DELİLLERİN DEĞERLENDİRİLMESİ VE GEREKÇE;
Dava trafik kazasından kaynaklanan maddi tazminat istemine ilişkindir
Davacı vekili tarafından sunulan —- sulh dilekçesi ile; davalı tarafla sulh olduklarını bildirerek, davanın konusuz kaldığını, davalı taraftan herhangi bir masraf taleplerinin bulunmadığını—- belirtmiştir.
Davacı vekilinin vekaletnamesinin incelenmesinde sulh ve —– olduğu anlaşılmıştır.

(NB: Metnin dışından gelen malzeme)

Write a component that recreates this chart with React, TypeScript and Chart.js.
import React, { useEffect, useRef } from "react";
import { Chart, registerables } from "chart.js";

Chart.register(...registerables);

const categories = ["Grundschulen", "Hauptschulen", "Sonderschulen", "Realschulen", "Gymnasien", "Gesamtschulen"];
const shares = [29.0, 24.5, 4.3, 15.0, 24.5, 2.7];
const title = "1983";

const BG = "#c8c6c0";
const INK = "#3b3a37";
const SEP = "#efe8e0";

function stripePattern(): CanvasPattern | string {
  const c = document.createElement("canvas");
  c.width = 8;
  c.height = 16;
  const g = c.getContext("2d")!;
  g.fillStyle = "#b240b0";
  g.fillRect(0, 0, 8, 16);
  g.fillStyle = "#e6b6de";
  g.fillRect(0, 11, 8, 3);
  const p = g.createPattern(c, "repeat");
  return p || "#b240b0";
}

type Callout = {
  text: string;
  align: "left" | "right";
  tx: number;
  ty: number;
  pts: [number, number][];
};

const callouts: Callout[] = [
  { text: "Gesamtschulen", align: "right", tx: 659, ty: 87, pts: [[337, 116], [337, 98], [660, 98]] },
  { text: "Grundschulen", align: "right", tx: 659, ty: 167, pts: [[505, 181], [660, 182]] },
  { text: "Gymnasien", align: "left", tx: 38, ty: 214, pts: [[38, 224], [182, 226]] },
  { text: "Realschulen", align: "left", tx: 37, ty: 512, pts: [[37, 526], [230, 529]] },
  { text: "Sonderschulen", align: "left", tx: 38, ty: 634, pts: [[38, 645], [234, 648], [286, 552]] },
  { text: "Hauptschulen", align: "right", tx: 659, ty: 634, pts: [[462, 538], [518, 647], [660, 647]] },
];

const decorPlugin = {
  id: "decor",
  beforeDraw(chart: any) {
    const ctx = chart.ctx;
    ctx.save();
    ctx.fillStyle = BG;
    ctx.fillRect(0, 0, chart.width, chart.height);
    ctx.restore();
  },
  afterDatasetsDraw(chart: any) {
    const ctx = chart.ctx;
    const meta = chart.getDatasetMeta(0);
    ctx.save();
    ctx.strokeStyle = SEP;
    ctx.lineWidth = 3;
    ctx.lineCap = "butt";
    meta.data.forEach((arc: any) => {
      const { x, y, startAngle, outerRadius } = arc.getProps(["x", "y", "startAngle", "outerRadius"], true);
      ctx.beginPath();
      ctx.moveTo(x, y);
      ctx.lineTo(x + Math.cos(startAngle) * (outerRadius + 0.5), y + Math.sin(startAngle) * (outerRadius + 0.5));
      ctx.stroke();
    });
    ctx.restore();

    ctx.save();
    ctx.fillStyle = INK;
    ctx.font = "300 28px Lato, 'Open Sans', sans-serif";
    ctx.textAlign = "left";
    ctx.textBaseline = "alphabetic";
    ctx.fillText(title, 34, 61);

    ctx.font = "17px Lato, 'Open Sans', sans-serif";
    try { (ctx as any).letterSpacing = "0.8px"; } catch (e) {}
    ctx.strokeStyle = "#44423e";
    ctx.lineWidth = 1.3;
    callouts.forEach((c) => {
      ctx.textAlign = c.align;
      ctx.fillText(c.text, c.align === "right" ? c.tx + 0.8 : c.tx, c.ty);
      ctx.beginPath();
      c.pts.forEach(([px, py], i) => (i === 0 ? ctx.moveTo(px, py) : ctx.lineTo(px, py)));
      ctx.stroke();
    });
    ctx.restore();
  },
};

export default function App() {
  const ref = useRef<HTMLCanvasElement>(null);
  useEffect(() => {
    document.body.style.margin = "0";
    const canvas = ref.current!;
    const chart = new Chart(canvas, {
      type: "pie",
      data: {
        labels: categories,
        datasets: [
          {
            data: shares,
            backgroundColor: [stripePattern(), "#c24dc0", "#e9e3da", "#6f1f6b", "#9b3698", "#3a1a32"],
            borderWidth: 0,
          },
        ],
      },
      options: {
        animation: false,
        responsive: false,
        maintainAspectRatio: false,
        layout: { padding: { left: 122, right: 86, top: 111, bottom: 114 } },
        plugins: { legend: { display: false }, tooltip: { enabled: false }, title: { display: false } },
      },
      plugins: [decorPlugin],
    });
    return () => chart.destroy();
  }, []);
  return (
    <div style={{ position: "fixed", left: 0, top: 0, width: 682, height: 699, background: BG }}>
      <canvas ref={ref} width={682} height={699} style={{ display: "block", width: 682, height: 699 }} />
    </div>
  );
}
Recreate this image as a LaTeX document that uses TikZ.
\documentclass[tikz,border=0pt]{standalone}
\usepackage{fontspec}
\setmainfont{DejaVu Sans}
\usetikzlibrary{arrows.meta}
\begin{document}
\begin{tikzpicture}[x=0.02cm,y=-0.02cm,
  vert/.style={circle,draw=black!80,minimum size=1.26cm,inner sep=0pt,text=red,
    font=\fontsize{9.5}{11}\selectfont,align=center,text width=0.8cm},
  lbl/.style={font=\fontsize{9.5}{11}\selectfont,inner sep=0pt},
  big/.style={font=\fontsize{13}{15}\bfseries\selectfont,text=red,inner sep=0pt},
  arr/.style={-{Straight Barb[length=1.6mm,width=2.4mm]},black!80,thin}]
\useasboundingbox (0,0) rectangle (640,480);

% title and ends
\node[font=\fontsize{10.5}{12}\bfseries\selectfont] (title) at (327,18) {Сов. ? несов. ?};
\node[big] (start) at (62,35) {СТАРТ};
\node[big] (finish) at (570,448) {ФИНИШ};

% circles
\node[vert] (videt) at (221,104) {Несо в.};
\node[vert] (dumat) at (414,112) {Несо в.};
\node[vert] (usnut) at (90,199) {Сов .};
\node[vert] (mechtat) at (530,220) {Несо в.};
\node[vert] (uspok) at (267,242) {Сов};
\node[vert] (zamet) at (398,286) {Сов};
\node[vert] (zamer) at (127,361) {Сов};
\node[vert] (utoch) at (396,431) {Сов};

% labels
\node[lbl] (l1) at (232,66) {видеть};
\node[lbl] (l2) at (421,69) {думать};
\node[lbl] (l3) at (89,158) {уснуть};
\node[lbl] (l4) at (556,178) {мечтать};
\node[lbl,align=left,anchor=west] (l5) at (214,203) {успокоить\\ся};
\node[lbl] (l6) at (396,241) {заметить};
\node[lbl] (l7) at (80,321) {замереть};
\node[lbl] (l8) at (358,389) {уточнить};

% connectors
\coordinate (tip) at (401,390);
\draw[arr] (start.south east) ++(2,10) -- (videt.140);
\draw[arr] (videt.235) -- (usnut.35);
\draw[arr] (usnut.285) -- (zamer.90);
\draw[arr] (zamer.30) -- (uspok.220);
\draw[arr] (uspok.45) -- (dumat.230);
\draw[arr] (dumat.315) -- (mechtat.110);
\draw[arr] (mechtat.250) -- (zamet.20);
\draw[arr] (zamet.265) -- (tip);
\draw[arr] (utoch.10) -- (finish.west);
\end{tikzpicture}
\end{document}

Sulh, görülmekte olan bir davada, tarafların aralarındaki uyuşmazlığı kısmen veya tamamen sona erdirmek amacıyla, mahkeme huzurunda yapmış oldukları bir sözleşmedir. Sulh, ancak tarafların üzerinde serbestçe tasarruf edebilecekleri uyuşmazlıkları konu alan davalarda yapılabilir. Sulh, hüküm kesinleşinceye kadar her zaman yapılabilir. Sulh, ilgili bulunduğu davayı sona erdirir ve kesin hüküm gibi hukuki sonuç doğurur. Mahkeme, taraflar sulhe göre karar verilmesini isterlerse, sulh sözleşmesine göre; sulhe göre karar verilmesini istemezlerse, karar verilmesine yer olmadığına karar verir.
Davanın konusuz kaldığı anlaşıldığından, konusuz kalan davanın esası hakkında karar verilmesine yer olmadığında karar verilmiş, taraflar karşılıklı olarak yargılama gideri ve vekalet ücreti talep etmediklerinden bu hususta karar verilmemiş ve aşağıdaki şekilde hüküm kurulmuştur.
H Ü K Ü M : Yukarıda Açıklanan Nedenlerle;
1-Konusuz kalan davanın esası hakkında KARAR VERİLMESİNE YER OLMADIĞINA,
2-Harçlar Kanunu uyarınca alınması gerekli 80,70 TL harçtan, davacı tarafça dava açılırken peşin olarak yatırılan 59,30 TL harçtan mahsubu ile arta kalan 21,40 TL harcın davacıdan tahsili ile hazineye gelir kaydına,
3-Tarafların karşılıklı yargılama gideri ve vekalet ücreti talepleri olmadığından bu hususta karar verilmesine yer olmadığına,
4-Davacı tarafından yapılan yargılama giderlerinin üzerinde bırakılmasına,
5-6325 sayılı Kanun’un 18-A/13. bendi uyarınca —-arabuluculuk ücretinin davalıdan alınarak hazineye gelir olarak kaydedilmesine,
6-Arta kalan gider avansının karar kesinleştiğinde ilgilisine iadesine,
Dair, taraf vekillerinin yokluğunda, kararın tebliğinden itibaren 2 haftalık süre içinde Bölge Adliye Mahkemesi nezdinde İstinaf kanun yolu açık olmak üzere verilen karar açıkça okunup usulen anlatıldı.